[Exercise goal]
The line holding "const ptTicks = [250, 500, 750, 1000, 1250, 1500];" is the last one to output; start at the first line of the data, keep every line in between exactly, and leave out pictures.

########################################

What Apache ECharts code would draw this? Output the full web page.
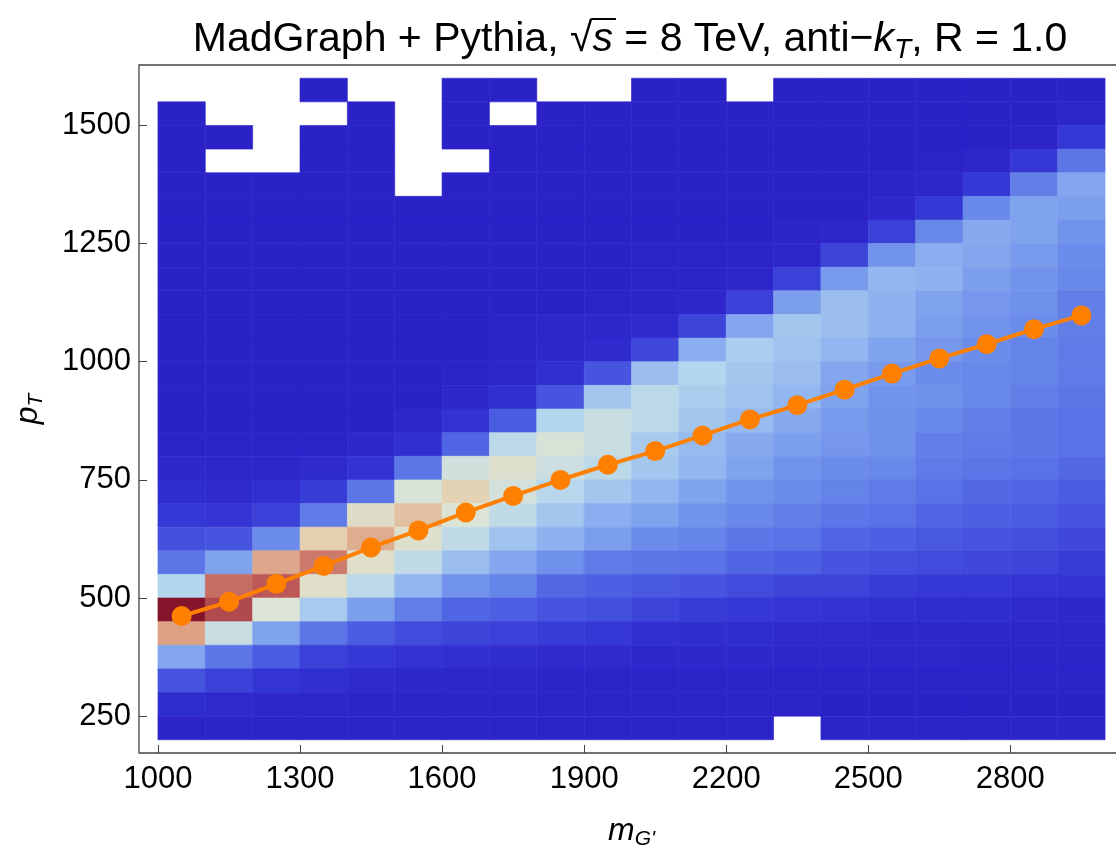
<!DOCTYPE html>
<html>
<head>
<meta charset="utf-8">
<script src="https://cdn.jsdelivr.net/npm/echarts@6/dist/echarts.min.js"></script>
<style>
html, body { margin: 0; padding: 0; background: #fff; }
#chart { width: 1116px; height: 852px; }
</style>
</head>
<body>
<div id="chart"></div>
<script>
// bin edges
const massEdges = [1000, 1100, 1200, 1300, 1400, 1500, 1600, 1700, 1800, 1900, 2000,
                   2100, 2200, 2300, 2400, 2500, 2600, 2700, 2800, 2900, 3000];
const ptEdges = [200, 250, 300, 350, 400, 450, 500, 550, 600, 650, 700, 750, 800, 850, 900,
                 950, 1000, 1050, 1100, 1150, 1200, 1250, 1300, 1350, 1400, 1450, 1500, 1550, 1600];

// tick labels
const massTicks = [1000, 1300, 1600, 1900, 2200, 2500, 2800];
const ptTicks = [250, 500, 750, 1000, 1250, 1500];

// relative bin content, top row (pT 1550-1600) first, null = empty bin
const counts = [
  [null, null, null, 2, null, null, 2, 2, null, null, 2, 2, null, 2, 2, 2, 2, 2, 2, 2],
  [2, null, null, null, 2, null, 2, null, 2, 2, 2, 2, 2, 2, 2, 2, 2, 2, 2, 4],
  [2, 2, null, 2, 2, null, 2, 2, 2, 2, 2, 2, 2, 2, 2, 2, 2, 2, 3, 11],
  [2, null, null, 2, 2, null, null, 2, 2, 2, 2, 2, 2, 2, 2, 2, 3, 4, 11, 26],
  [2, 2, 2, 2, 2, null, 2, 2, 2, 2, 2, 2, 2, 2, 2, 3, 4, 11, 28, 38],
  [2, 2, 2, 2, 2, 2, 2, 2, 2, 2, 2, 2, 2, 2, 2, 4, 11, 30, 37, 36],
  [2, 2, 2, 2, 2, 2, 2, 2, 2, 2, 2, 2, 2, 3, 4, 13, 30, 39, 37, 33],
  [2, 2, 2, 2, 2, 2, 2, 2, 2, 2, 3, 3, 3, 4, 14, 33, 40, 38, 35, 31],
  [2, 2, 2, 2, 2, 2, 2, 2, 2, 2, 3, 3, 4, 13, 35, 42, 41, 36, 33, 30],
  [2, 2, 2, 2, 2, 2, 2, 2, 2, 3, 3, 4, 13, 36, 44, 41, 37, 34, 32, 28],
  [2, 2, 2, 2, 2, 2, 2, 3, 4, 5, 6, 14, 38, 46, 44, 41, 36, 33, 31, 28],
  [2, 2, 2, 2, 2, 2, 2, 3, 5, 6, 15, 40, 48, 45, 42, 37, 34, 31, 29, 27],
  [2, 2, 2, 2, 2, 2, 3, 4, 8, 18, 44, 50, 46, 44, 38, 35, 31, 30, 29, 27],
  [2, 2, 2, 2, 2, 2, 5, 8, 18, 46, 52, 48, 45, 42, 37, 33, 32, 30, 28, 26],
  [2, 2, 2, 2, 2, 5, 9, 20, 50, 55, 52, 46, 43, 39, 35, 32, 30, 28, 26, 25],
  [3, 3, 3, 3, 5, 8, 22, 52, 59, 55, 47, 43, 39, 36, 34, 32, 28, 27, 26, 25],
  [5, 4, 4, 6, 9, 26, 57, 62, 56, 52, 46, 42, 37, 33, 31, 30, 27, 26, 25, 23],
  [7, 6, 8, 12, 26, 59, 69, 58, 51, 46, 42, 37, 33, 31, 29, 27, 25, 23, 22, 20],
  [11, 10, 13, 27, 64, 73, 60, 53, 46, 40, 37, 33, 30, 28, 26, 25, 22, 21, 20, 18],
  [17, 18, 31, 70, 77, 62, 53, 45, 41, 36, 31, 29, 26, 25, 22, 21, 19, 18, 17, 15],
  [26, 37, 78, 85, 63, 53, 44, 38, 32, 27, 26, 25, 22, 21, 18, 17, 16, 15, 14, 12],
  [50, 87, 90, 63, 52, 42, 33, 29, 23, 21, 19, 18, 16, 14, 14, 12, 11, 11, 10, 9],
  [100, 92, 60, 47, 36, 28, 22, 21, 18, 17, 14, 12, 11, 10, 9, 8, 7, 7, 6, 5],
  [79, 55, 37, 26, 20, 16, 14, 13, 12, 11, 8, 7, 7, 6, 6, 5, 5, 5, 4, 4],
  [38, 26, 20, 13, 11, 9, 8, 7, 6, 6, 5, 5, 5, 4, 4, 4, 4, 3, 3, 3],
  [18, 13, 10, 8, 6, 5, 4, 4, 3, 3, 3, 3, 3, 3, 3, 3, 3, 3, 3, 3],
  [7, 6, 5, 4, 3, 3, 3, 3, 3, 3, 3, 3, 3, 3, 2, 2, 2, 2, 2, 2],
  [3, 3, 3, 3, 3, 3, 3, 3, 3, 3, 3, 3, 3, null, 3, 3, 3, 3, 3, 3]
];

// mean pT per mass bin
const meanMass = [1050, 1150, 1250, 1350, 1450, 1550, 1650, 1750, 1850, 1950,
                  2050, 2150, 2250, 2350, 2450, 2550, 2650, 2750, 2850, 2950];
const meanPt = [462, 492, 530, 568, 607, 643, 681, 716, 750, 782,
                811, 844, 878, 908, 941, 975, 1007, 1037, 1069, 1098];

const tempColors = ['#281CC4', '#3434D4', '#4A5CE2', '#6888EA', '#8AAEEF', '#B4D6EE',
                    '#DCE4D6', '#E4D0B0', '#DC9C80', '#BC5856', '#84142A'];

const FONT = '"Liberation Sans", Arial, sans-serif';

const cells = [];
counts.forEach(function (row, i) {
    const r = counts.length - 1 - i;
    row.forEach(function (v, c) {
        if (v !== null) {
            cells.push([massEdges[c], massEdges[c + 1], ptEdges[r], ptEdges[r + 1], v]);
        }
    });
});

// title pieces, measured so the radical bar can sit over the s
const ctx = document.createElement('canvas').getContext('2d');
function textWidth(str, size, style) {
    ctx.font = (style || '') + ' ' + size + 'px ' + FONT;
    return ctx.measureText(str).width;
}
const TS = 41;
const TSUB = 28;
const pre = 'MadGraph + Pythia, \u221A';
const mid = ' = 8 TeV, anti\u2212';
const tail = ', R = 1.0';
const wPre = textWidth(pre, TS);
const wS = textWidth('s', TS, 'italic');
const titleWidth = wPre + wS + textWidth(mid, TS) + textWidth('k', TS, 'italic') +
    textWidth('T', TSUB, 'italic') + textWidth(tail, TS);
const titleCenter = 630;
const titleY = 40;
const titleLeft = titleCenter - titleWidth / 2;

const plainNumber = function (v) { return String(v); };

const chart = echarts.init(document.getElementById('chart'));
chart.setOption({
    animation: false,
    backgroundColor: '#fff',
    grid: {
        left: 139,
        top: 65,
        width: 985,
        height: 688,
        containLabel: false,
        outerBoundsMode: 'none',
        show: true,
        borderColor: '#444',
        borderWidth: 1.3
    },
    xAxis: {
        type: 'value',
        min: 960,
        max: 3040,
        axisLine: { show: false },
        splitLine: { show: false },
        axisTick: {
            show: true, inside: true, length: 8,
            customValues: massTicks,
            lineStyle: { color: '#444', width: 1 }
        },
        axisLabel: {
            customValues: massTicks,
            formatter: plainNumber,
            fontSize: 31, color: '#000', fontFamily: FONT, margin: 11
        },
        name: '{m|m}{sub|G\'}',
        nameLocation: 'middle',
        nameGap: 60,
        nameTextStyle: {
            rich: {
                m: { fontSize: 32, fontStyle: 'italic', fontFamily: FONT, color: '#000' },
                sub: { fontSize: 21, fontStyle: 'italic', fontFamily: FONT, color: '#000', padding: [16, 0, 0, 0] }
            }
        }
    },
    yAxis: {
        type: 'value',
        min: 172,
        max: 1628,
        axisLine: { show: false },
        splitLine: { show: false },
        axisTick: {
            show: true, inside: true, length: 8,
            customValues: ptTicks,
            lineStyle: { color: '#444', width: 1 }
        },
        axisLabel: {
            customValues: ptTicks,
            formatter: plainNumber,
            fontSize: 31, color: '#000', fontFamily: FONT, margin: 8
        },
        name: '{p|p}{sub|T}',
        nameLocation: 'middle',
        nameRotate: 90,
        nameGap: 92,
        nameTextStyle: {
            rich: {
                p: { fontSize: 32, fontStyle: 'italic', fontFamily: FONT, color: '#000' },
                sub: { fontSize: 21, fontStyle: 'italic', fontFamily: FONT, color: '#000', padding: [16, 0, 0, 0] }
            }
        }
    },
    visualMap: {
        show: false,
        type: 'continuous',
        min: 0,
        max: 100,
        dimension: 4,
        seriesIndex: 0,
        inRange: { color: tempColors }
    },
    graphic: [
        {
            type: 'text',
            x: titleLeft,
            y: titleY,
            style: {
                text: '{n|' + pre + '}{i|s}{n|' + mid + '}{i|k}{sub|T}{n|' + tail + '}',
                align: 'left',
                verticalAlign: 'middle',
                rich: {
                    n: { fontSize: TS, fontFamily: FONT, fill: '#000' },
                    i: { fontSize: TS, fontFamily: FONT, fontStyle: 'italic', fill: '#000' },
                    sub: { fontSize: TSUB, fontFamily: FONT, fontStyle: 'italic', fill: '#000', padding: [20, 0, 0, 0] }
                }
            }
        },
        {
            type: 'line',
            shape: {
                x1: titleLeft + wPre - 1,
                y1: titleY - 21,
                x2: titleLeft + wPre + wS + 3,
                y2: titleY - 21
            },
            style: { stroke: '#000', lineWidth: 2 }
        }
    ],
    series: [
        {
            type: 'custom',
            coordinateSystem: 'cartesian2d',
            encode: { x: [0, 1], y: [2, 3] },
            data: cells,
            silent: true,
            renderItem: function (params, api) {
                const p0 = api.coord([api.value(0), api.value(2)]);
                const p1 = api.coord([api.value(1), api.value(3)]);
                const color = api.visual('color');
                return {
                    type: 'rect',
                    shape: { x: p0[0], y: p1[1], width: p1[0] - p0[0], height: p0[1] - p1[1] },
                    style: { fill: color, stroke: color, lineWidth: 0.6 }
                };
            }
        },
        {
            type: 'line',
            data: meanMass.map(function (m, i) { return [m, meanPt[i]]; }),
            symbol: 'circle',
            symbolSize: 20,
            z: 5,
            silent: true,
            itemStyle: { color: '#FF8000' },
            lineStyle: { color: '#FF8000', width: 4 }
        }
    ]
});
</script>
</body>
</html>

########################################

[Right answer]
What Apache ECharts code would draw this? Output the full web page.
<!DOCTYPE html>
<html>
<head>
<meta charset="utf-8">
<script src="https://cdn.jsdelivr.net/npm/echarts@6/dist/echarts.min.js"></script>
<style>
html, body { margin: 0; padding: 0; background: #fff; }
#chart { width: 1116px; height: 852px; }
</style>
</head>
<body>
<div id="chart"></div>
<script>
// bin edges
const massEdges = [1000, 1100, 1200, 1300, 1400, 1500, 1600, 1700, 1800, 1900, 2000,
                   2100, 2200, 2300, 2400, 2500, 2600, 2700, 2800, 2900, 3000];
const ptEdges = [200, 250, 300, 350, 400, 450, 500, 550, 600, 650, 700, 750, 800, 850, 900,
                 950, 1000, 1050, 1100, 1150, 1200, 1250, 1300, 1350, 1400, 1450, 1500, 1550, 1600];

// tick labels
const massTicks = [1000, 1300, 1600, 1900, 2200, 2500, 2800];
const ptTicks = [250, 500, 750, 1000, 1250, 1500];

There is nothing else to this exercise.